Type 0 configuration requests are sent only to the device for which they are intended.

Type 1 configuration requests are sent to switches/bridges on the way; the last one before the actual target device will convert it to type 0.

A device that receives a type 0 request knows that this request is intended for this particular device, so it uses the bus/device number fields in the request to find out what its own bus address is.
"

I know that it may seems like advanced question beyond a “general” question pool, but can somebody from core BBAI-64 development team take a look and advice?

Cheers,
Alex

benedict.hewson · July 16, 2022, 11:11am

Can you connect to the uart connector on the bb ? You will then be able to tell how far along the boot process you are getting. Probably give some hint as to what is going wrong.

silver2row · July 16, 2022, 1:17pm

@benedict.hewson ,

Are you discussing u-boot output?

Seth

P.S. If so, the older UART adapter for the BBAI, not the BBAI-64, does work on the current board in question. I tested it w/ a FTDI adapter. Works! Works w/ the AI and AI-64!

alftel · July 16, 2022, 4:48pm

Yeah, probably uarts for early boot and main processor uart will show something (potentially) - any references to cables and/or part number for mating connectors? I do have a few FTDI dongles in a lab that I can use (both TTL and RS-232 levels - I presume BBAI-64 dos require 3.3V TTL level?).
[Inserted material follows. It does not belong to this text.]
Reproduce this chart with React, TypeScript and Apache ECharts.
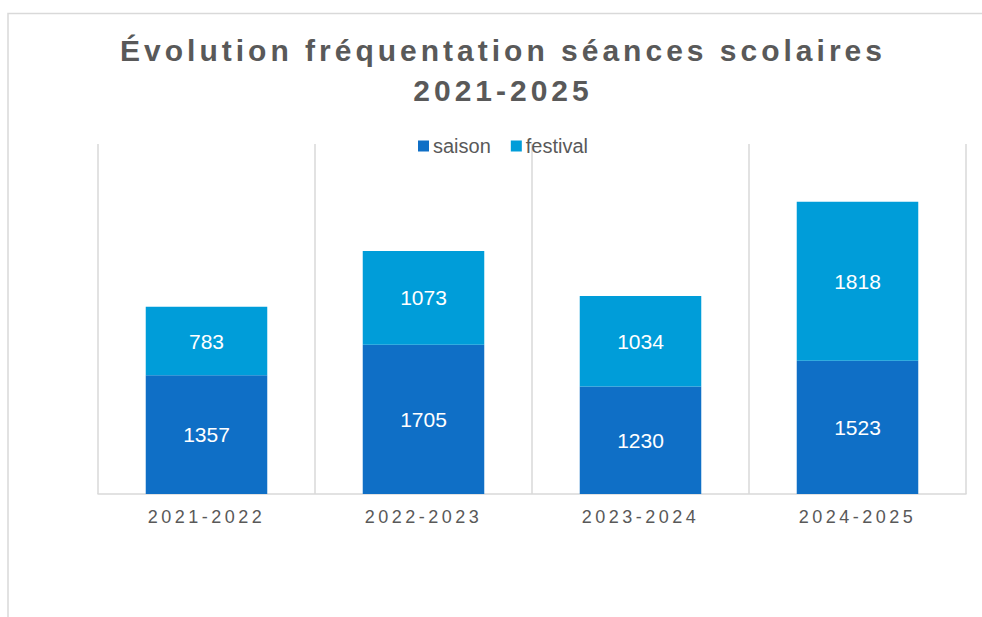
import React, { useEffect, useRef } from "react";
import * as echarts from "echarts";

const TITLE_LINE_1 = "Évolution fréquentation séances scolaires";
const TITLE_LINE_2 = "2021-2025";
const categories = ["2021-2022", "2022-2023", "2023-2024", "2024-2025"];
const seriesNames = ["saison", "festival"];
const saison = [1357, 1705, 1230, 1523];
const festival = [783, 1073, 1034, 1818];

const COLORS = ["#0F6FC6", "#009DD9"];
const GRAY = "#595959";
const LINE = "#D9D9D9";

export default function App() {
  const ref = useRef<HTMLDivElement>(null);

  useEffect(() => {
    const el = ref.current!;
    const chart = echarts.init(el, null, { renderer: "svg" });

    const applySpacing = () => {
      el.querySelectorAll("text").forEach((t) => {
        const s = t.textContent || "";
        if (s.includes(TITLE_LINE_1) || s === TITLE_LINE_2) {
          t.setAttribute("letter-spacing", "4");
        } else if (categories.includes(s)) {
          t.setAttribute("letter-spacing", "3.5");
        }
      });
    };

    const labelStyle = {
      show: true,
      position: "inside" as const,
      color: "#FFFFFF",
      fontSize: 21,
      fontFamily: "Liberation Sans, Arial, sans-serif",
    };

    chart.setOption({
      animation: false,
      backgroundColor: "#FFFFFF",
      graphic: [
        {
          type: "rect",
          silent: true,
          shape: { x: 8, y: 13.5, width: 2000, height: 2000 },
          style: { fill: "none", stroke: LINE, lineWidth: 1.5 },
        },
        {
          type: "text",
          x: 503,
          y: 30,
          style: {
            text: TITLE_LINE_1 + "\n" + TITLE_LINE_2,
            textAlign: "center",
            textVerticalAlign: "top",
            font: "bold 30px 'Liberation Sans', Arial, sans-serif",
            lineHeight: 40,
            fill: GRAY,
          },
        },
      ],
      legend: {
        data: seriesNames,
        left: 418,
        top: 136,
        padding: 0,
        itemWidth: 11,
        itemHeight: 11,
        itemGap: 20,
        icon: "rect",
        textStyle: {
          color: GRAY,
          fontSize: 20,
          fontFamily: "Liberation Sans, Arial, sans-serif",
          padding: [0, 0, 0, -1],
        },
      },
      grid: { left: 98, right: 16, top: 144, bottom: 123 },
      xAxis: {
        type: "category",
        data: categories,
        boundaryGap: true,
        axisLine: { show: true, lineStyle: { color: LINE, width: 1.5 } },
        axisTick: { show: false },
        splitLine: { show: true, lineStyle: { color: LINE, width: 1.5 } },
        axisLabel: {
          color: GRAY,
          fontSize: 18,
          margin: 14,
          fontFamily: "Liberation Sans, Arial, sans-serif",
        },
      },
      yAxis: {
        type: "value",
        min: 0,
        max: 4000,
        show: false,
        splitLine: { show: false },
      },
      series: [
        {
          name: seriesNames[0],
          type: "bar",
          stack: "total",
          data: saison,
          barWidth: "56%",
          itemStyle: { color: COLORS[0] },
          label: labelStyle,
        },
        {
          name: seriesNames[1],
          type: "bar",
          stack: "total",
          data: festival,
          barWidth: "56%",
          itemStyle: { color: COLORS[1] },
          label: labelStyle,
        },
      ],
    });

    applySpacing();
    chart.on("finished", applySpacing);

    return () => {
      chart.dispose();
    };
  }, []);

  return (
    <div
      ref={ref}
      style={{ position: "absolute", left: 0, top: 0, width: 982, height: 617 }}
    />
  );
}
At this point anything will help - during boot with PCIe switch attached nothing is happening except power LED being on, and since all other x1 PCIe cards do work I assume that this is not an electrical issue.
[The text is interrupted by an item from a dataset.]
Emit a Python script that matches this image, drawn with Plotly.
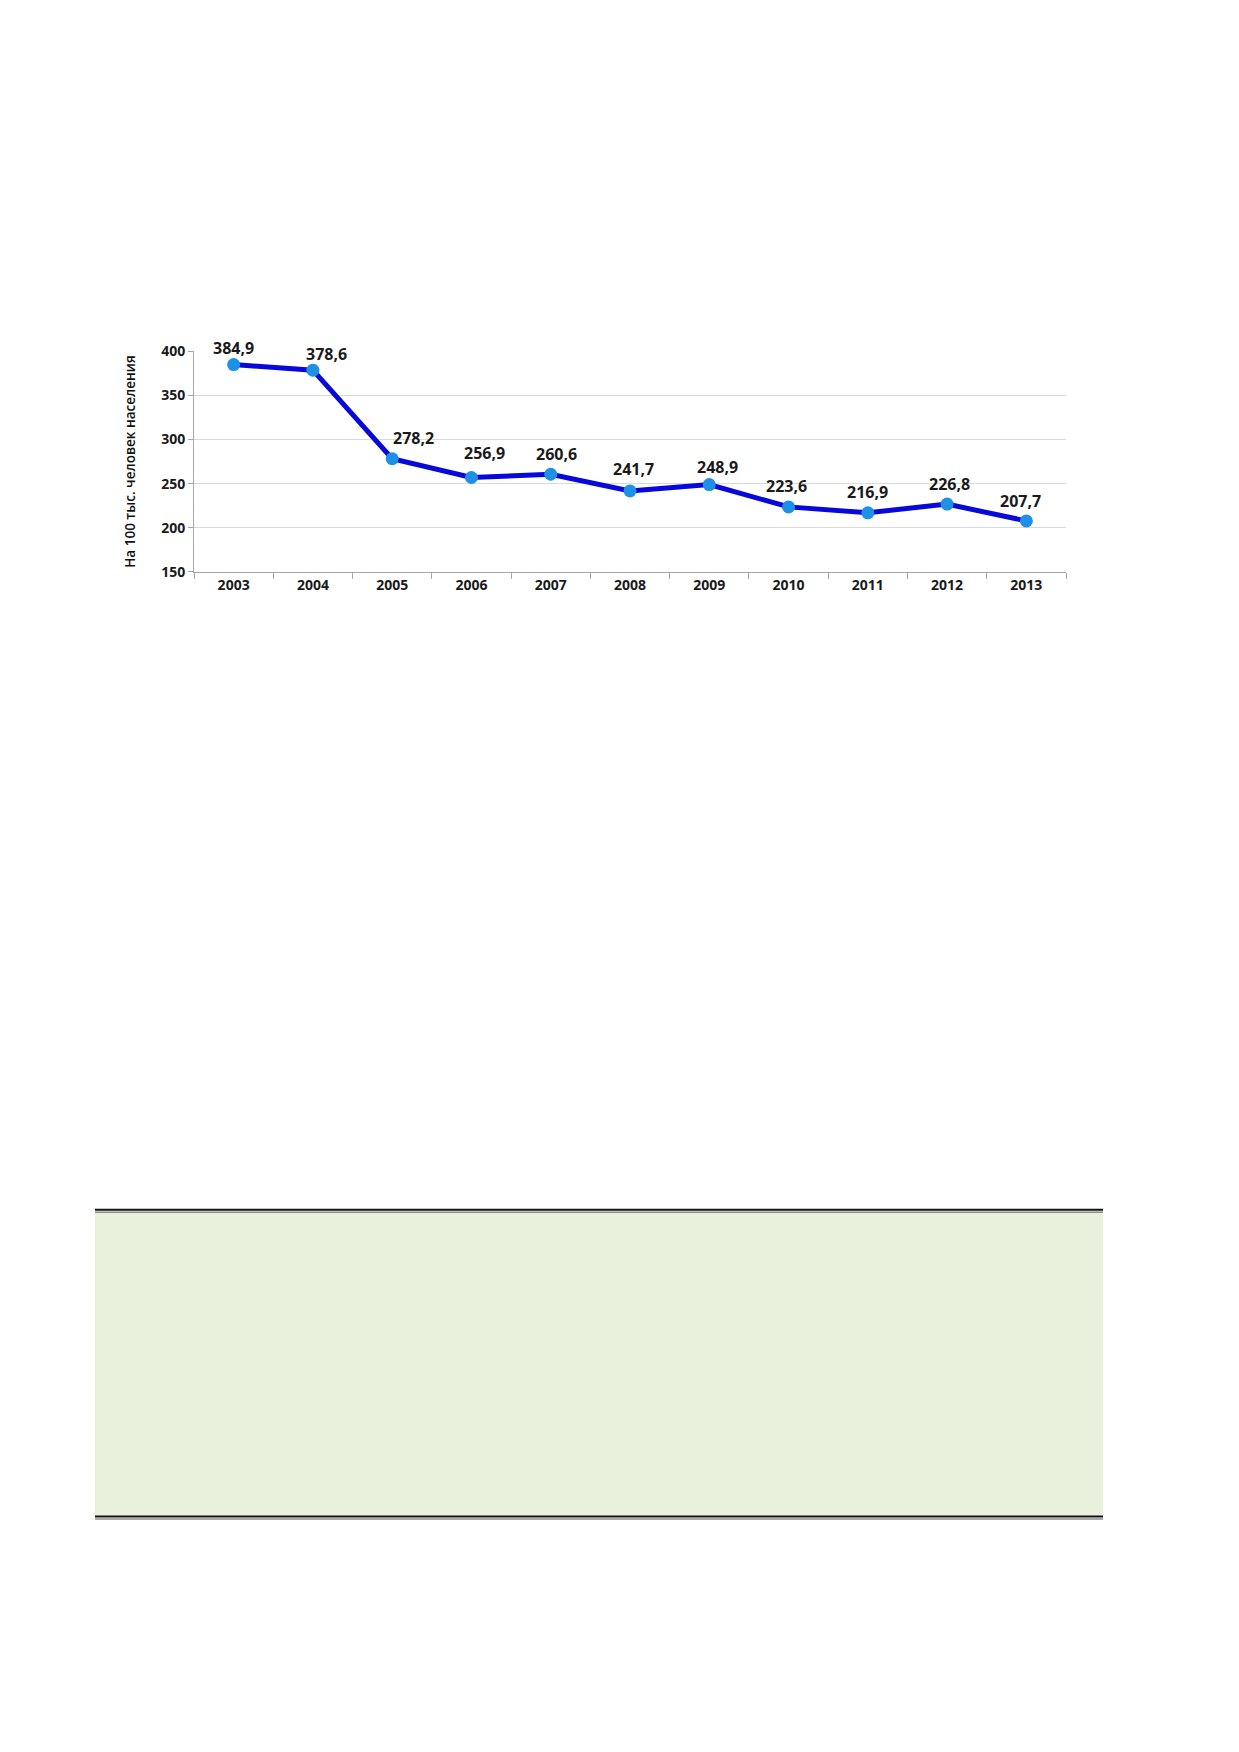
import plotly.graph_objects as go

# Data
years = ["2003", "2004", "2005", "2006", "2007", "2008",
         "2009", "2010", "2011", "2012", "2013"]
rates = [384.9, 378.6, 278.2, 256.9, 260.6, 241.7,
         248.9, 223.6, 216.9, 226.8, 207.7]
y_ticks = [150, 200, 250, 300, 350, 400]

# small nudges of the value labels (px), as in the source chart
label_dx = [0, 14, 21, 13, 6, 3, 8, -2, 0, 2, -6]
label_dy = [17, 16, 21, 25, 20, 22, 18, 21, 21, 20, 20]

W, H = 1239, 1752
DARK = "#1a1a1a"

fig = go.Figure()

# Main line with markers
fig.add_trace(go.Scatter(
    x=years,
    y=rates,
    mode="lines+markers",
    line=dict(color="#0808DA", width=5),
    marker=dict(color="#1E90E6", size=13),
    cliponaxis=False,
    showlegend=False,
))

# value labels (decimal comma as in the source); category index as x
for i, (v, dx, dy) in enumerate(zip(rates, label_dx, label_dy)):
    fig.add_annotation(
        x=i, y=v, xref="x", yref="y",
        text="<b>" + f"{v:.1f}".replace(".", ",") + "</b>",
        showarrow=False, xshift=dx, yshift=dy,
        font=dict(family="Open Sans", size=16, color=DARK),
    )

tick_font = dict(family="Open Sans", size=14, color=DARK, weight="bold")

# Axes
fig.update_xaxes(
    type="category",
    range=[-0.5, len(years) - 0.5],
    domain=[194 / W, 1066 / W],
    tickson="boundaries",
    ticks="outside",
    ticklen=6,
    tickcolor="#A6A6A6",
    showline=True,
    linecolor="#A6A6A6",
    linewidth=1,
    showgrid=False,
    tickfont=tick_font,
)
fig.update_yaxes(
    range=[150, 400],
    domain=[1 - 568 / H, 1 - 345 / H],
    tickvals=y_ticks,
    ticks="outside",
    ticklen=5,
    tickcolor="#A6A6A6",
    showline=True,
    linecolor="#A6A6A6",
    linewidth=1,
    showgrid=True,
    gridcolor="#DADADA",
    gridwidth=1,
    zeroline=False,
    tickfont=tick_font,
    title=dict(text="На 100 тыс. человек населения",
               font=dict(family="Open Sans", size=13.5, color="#111111",
                         weight=600),
               standoff=22),
)

# Light green boxed panel lower on the page
box_x0, box_x1 = 95 / W, 1103 / W
top, bottom = 1 - 1214 / H, 1 - 1523 / H
fig.add_shape(type="rect", xref="paper", yref="paper",
              x0=box_x0, x1=box_x1, y0=bottom, y1=top,
              fillcolor="#E9F1DD", line=dict(width=0), layer="below")
# double rules at top and bottom of the panel
for y, c, w in [(1 - 1213 / H, "#111111", 2), (1 - 1215.5 / H, "#8C8C8C", 1.5),
                (1 - 1523 / H, "#111111", 2), (1 - 1525.5 / H, "#8C8C8C", 1.5)]:
    fig.add_shape(type="line", xref="paper", yref="paper",
                  x0=box_x0, x1=box_x1, y0=y, y1=y,
                  line=dict(color=c, width=w))

fig.update_layout(
    width=W,
    height=H,
    autosize=False,
    margin=dict(l=0, r=0, t=0, b=0),
    paper_bgcolor="white",
    plot_bgcolor="white",
    font=dict(family="Open Sans"),
)

# drop the default page margin so the figure sits at the top-left corner
fig.write_html("out.html", config={"displayModeBar": False},
               post_script="document.body.style.margin='0';")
benedict.hewson · July 16, 2022, 9:38pm

Yes J3 (JST -ZH 1.5mm pitch) connector is u-boot & kernel serial output.
There is also a little on the MCU uart. not sure where that is coming from.

alftel · July 16, 2022, 10:24pm

I guess these ones below?
UARTS

Also, I assume that voltage level should be 3.3v (FTDI has two versions - one 5V level and another is 5V - would be nice to mention it in user guide for clarity)

UART-Description

alftel · July 17, 2022, 8:06pm

While waiting these debug cable to arrive I lured schematic of one of our PCIe switch boards in order to understand if there are any potential electrical issues such as over-current on 3.3V rail as an example. Interface is very clear and does not use 3.3v rail from M.2 slot at all - just clock, reset and TX/RX differential pairs - see picture below. It is clear that failure takes place more likely at uboot level. Once cable are i hand I will try to capture any debug messaging from uboot (kernel failure is ruled out, for now - Debian boot logging via bootlogd is empty). On the other hand, booting board with PCIe switch board detached and attaching it after does not lead to any kernel halt, reset button on PCIe switch board correctly exercises link negotiation for upstream port and all down stream ports, BUT command “echo 1 > /sys/bus/pci/rescan`” hands the board immediately. Very strange.

test-switch

alftel · July 18, 2022, 3:48am

Checking Errata for TDA4VM silicon, PCie section, I discovered the following below - I think it explains why board hangs when it sees PCIe switch of any kind (I yet to have to verify it with multi-function device as well if I will find one). Can anybody confirm correctness of my assumption that this errata prevents use of PCIe switch with TDA4VM (as well as any pcie multi-function device)?

PCIe-Errata

alftel · July 21, 2022, 5:27pm

Got my serial cables and FTDI dongle top match - here is boot sequence with board hang below. Since I do not get much going with these questions, maybe somebody will refer me to TI sources that I can ask?

boot-failure

jkridner · July 31, 2022, 3:17am

Come onto the Slack using the GSoC invite: BeagleBoard.org - gsocmeet. There might be a TI person there to check with. Also, IRC can be helpful at times. Of course, the official way to ask TI for support is https://e2e.ti.com. Make sure to pose this as a TDA4VM question, rather than a board-level question. Anyway, the errata does seem to explain your issue, so I’m not sure what else there is to discover–perhaps implementing one of the work-arounds in Linux?